* **THE REQUEST**
Calculate how many lines in the following records hold the word "document", and report that number without comment.

* **Plotting code records**
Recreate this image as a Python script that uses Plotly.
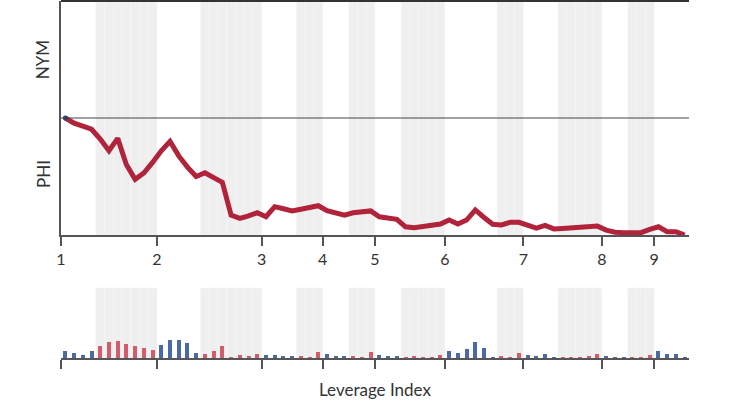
import plotly.graph_objects as go

# play-by-play win probability (NYM on top, PHI at bottom) and leverage index
wp_nym = [0.500, 0.478, 0.465, 0.452, 0.410, 0.360, 0.413, 0.300, 0.238, 0.265,
          0.310, 0.360, 0.400, 0.338, 0.290, 0.250, 0.266, 0.245, 0.225, 0.085,
          0.071, 0.082, 0.095, 0.078, 0.121, 0.112, 0.103, 0.110, 0.118, 0.125,
          0.104, 0.095, 0.085, 0.095, 0.099, 0.103, 0.078, 0.072, 0.067, 0.035,
          0.031, 0.036, 0.041, 0.047, 0.064, 0.047, 0.064, 0.107, 0.075, 0.046,
          0.043, 0.054, 0.054, 0.043, 0.029, 0.041, 0.026, 0.028, 0.031, 0.033,
          0.036, 0.038, 0.021, 0.012, 0.010, 0.010, 0.010, 0.024, 0.035, 0.014,
          0.014, 0.000]

leverage = [1.46, 1.06, 0.66, 1.46, 2.46, 3.14, 3.34, 2.74, 2.34, 2.00,
            1.60, 2.66, 3.66, 3.66, 2.94, 1.06, 0.74, 1.40, 2.34, 0.20,
            0.54, 0.46, 0.86, 0.54, 0.66, 0.40, 0.46, 0.34, 0.20, 1.20,
            0.74, 0.40, 0.40, 0.26, 0.20, 1.20, 0.66, 0.40, 0.34, 0.14,
            0.34, 0.20, 0.14, 0.66, 1.34, 0.94, 1.80, 3.20, 2.00, 0.20,
            0.40, 0.14, 1.00, 0.60, 0.26, 0.74, 0.14, 0.14, 0.20, 0.20,
            0.34, 0.86, 0.46, 0.20, 0.06, 0.06, 0.06, 0.60, 1.34, 0.74,
            0.74, 0.20]

# play index where each inning starts, and where its bottom half starts
inning_start = [0, 11, 23, 30, 36, 44, 53, 62, 68]
inning_labels = ["1", "2", "3", "4", "5", "6", "7", "8", "9"]
bottom_start = [4, 16, 27, 33, 39, 50, 57, 65]

n_plays = len(wp_nym)
FONT = "Lato"
BLUE = "#4a6aa5"
RED = "#d25b6c"
LINE_RED = "#b0233a"

# which plays were in a bottom half (PHI batting)
bottom_plays = []
for k, b in enumerate(bottom_start):
    end = inning_start[k + 1] if k + 1 < len(inning_start) else n_plays
    bottom_plays += list(range(b, end))

xs = [i + 0.5 for i in range(n_plays)]
bar_colors = [RED if i in bottom_plays else BLUE for i in range(n_plays)]

fig = go.Figure()

fig.add_trace(go.Bar(x=xs, y=leverage, width=0.46, marker=dict(color=bar_colors, line_width=0),
                     xaxis="x2", yaxis="y2", showlegend=False))

fig.add_trace(go.Scatter(x=xs, y=wp_nym, mode="lines",
                         line=dict(color=LINE_RED, width=5), showlegend=False))
fig.add_trace(go.Scatter(x=xs[:1], y=wp_nym[:1], mode="markers",
                         marker=dict(color="#27407a", size=5), showlegend=False))

# grey bands for bottom halves, one rect per play
for p in bottom_plays:
    for yref in ["y domain", "y2 domain"]:
        fig.add_shape(type="rect", xref="x", yref=yref, x0=p, x1=p + 1, y0=0, y1=1,
                      fillcolor="#efefef", line=dict(color="#f5f5f5", width=0.6), layer="below")

# even line and top border
fig.add_shape(type="line", xref="x domain", yref="y", x0=0, x1=1, y0=0.5, y1=0.5,
              line=dict(color="#444", width=1.2))
fig.add_shape(type="line", xref="x domain", yref="y domain", x0=0, x1=1, y0=1, y1=1,
              line=dict(color="#333", width=2))

axis_common = dict(range=[0, n_plays], showgrid=False, zeroline=False, showline=True,
                   linecolor="#555", linewidth=1.5, ticks="outside", ticklen=9,
                   tickwidth=1.5, tickcolor="#555", tickvals=inning_start)

fig.update_layout(
    width=735, height=400,
    margin=dict(l=61, r=46, t=0, b=0),
    plot_bgcolor="white", paper_bgcolor="white",
    font=dict(family=FONT, color="#333"),
    xaxis=dict(**axis_common, ticktext=inning_labels, anchor="y",
               tickfont=dict(size=16, color="#333")),
    yaxis=dict(domain=[0.4125, 0.9975], range=[0, 1], showgrid=False, zeroline=False,
               showline=True, linecolor="#555", linewidth=1.5, showticklabels=False),
    xaxis2=dict(**axis_common, ticktext=[""] * len(inning_start), anchor="y2"),
    yaxis2=dict(domain=[0.105, 0.28], range=[0, 14], showgrid=False, zeroline=False,
                showline=False, showticklabels=False),
    bargap=0,
    annotations=[
        dict(text="NYM", xref="paper", yref="y", x=-0.049, y=0.75, textangle=-90,
             showarrow=False, font=dict(size=17, color="#333")),
        dict(text="PHI", xref="paper", yref="y", x=-0.049, y=0.26, textangle=-90,
             showarrow=False, font=dict(size=17, color="#333")),
        dict(text="Leverage Index", xref="paper", yref="paper", x=0.5, y=0.026,
             yanchor="middle", showarrow=False, font=dict(size=17, color="#333")),
    ],
)

# drop the page's default body margin so the figure sits at the window's corner
fig.write_html("out.html", config={"displayModeBar": False},
               post_script="document.body.style.margin = '0';")
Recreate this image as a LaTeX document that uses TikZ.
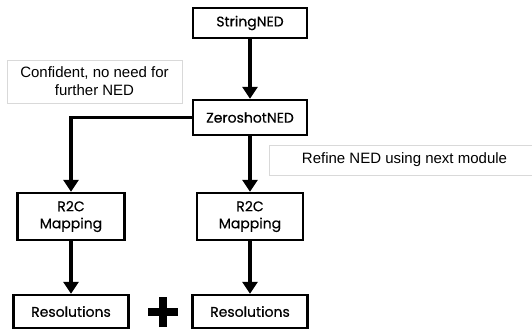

* **OUTPUT OF THE TASK**
2